HANSCOM AIR FORCE BASE, Mass. – Tiffany Cote hires Hanscom acquisition professionals and her brother, Christopher Lung, helps them develop successful buying strategies.

The pair work in the same office and are at the beginning of what they expect to be the kind of long, fulfilling careers the siblings saw both their parents enjoy as civil servants.

Cote and Lung grew up the son and daughter of a Federal Aviation Administration trainer manager and a career civil engineer. Their father, Victor, retired from Hanscom in 2015 with 34 years of civil service. Five of them were as an engineer with the Air Force. Their mother, Janet, had a 33-year career with the FAA. Today, two out of three of Victor and Janet Lung’s children work in the acquisition functional office, which grows and guides Hanscom’s program executive offices’ workforce.

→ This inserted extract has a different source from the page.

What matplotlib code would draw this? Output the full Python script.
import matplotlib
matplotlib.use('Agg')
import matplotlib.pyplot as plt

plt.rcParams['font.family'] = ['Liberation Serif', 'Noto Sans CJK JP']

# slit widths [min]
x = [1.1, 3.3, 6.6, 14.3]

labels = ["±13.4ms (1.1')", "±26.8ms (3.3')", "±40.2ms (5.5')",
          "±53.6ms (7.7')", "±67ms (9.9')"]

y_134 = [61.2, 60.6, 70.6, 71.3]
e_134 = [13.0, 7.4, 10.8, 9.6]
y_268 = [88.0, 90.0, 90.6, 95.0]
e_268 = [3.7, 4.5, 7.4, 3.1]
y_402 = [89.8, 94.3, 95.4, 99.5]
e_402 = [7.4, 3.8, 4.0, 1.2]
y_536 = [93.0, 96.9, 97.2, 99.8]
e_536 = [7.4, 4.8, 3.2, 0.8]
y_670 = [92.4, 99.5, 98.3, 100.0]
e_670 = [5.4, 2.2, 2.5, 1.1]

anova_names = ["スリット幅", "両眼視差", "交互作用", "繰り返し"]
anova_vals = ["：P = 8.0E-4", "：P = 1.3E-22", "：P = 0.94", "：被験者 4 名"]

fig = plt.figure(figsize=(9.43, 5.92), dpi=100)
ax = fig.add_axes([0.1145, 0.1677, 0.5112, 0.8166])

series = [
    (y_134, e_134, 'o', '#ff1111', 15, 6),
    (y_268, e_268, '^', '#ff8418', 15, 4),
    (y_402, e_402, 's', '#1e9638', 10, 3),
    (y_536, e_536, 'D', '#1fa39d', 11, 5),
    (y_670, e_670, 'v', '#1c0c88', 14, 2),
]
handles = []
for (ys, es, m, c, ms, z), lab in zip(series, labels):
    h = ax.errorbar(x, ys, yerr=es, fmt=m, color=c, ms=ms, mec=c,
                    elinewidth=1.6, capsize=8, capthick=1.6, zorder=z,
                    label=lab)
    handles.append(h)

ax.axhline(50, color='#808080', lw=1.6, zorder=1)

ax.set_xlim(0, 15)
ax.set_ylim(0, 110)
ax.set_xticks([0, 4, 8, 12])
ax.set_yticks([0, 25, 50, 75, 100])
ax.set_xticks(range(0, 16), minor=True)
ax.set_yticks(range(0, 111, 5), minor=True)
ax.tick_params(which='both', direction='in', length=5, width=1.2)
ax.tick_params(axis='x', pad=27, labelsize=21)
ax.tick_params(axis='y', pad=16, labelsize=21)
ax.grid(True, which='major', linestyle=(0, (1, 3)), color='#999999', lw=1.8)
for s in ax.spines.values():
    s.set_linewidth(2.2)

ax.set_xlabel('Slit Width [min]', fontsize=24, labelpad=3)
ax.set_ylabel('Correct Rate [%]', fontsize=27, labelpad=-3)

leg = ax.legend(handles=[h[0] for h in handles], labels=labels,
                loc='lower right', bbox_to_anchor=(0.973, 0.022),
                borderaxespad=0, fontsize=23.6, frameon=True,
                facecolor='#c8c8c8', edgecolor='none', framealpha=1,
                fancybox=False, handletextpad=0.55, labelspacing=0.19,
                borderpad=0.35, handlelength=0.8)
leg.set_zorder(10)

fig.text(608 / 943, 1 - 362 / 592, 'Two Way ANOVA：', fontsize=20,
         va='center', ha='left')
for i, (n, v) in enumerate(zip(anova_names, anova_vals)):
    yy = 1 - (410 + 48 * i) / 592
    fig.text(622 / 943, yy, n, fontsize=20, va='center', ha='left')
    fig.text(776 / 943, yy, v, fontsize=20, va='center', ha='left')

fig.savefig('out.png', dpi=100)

“We saw, growing up, how a career with the government can enable a family life and support our goals,” said Cote. She remembers her father building his work schedule so he could drive his three children to ballet and gymnastics classes, which began after school and ended after 8:30 p.m. “And now, I have a two-year-old daughter, who was born nine weeks premature. The Air Force supported me during that time, and now she’s healthy and I get to spend time with her and my family.”

Cote spent time in the private sector as a hotel sales manager for an international hotel chain. She draws on that experience to compare the benefits of federal employment with possibly more lucrative opportunities outside Hanscom’s gates. She said she chose federal employment because the health and wellness of her family factor into the bottom-line for the Air Force, rather than strictly quarterly performance. The Air Force’s culture values human performance and recognizes that a healthy home life leads to better work products.  

The duo credit their parents’ dedication and creativity for their personal, professional and athletic achievements. Both siblings were national champion gymnasts as teenagers. Lung was on the U.S. national gymnastics team and won a national youth title on the pommel horse at 17. Cote was an uneven bars champion at 13. Their sister, who was in ballet class while they practiced gymnastics, eventually went on to be a ballerina with the Boston Ballet Company, one of the most competitive in the country. All have lived most of their lives in the Boston area, and say their family is still close.

Coworkers often spot Lung and Cote as relatives. They both sport an easy smile, freckles, and are sharply dressed. The siblings’ offices are feet apart. Their work intertwines, as Cote brings in new talent and Lung helps them excel.

“One of my goals is to make sure the people I work with know all about the education programs and benefits that come with this job,” said Lung. “I’m a beneficiary of college tuition repayment for an undergraduate degree and a full sponsorship of my master’s degree. On top of that, there are day-to-day benefits here at Hanscom, like the gym, which we both use regularly.”

While Hanscom has provided the latitude for a work-life balance, it also challenges them professionally. Lung spent time as a contracting officer on the $7 billion Joint STARS recap acquisition project, which was ultimately canceled, but helped him cut his teeth on a major, Acquisition Category I project. Cote worked on a $5 billion follow-on contract with the MITRE Corp., which distributed contracted technical support throughout the Air Force. Both projects had an outsized impact for junior civilians, and that is one thing the duo want to highlight; work-life balance when employed by the Air Force means employees can sustain both national defense and a fulfilling home life.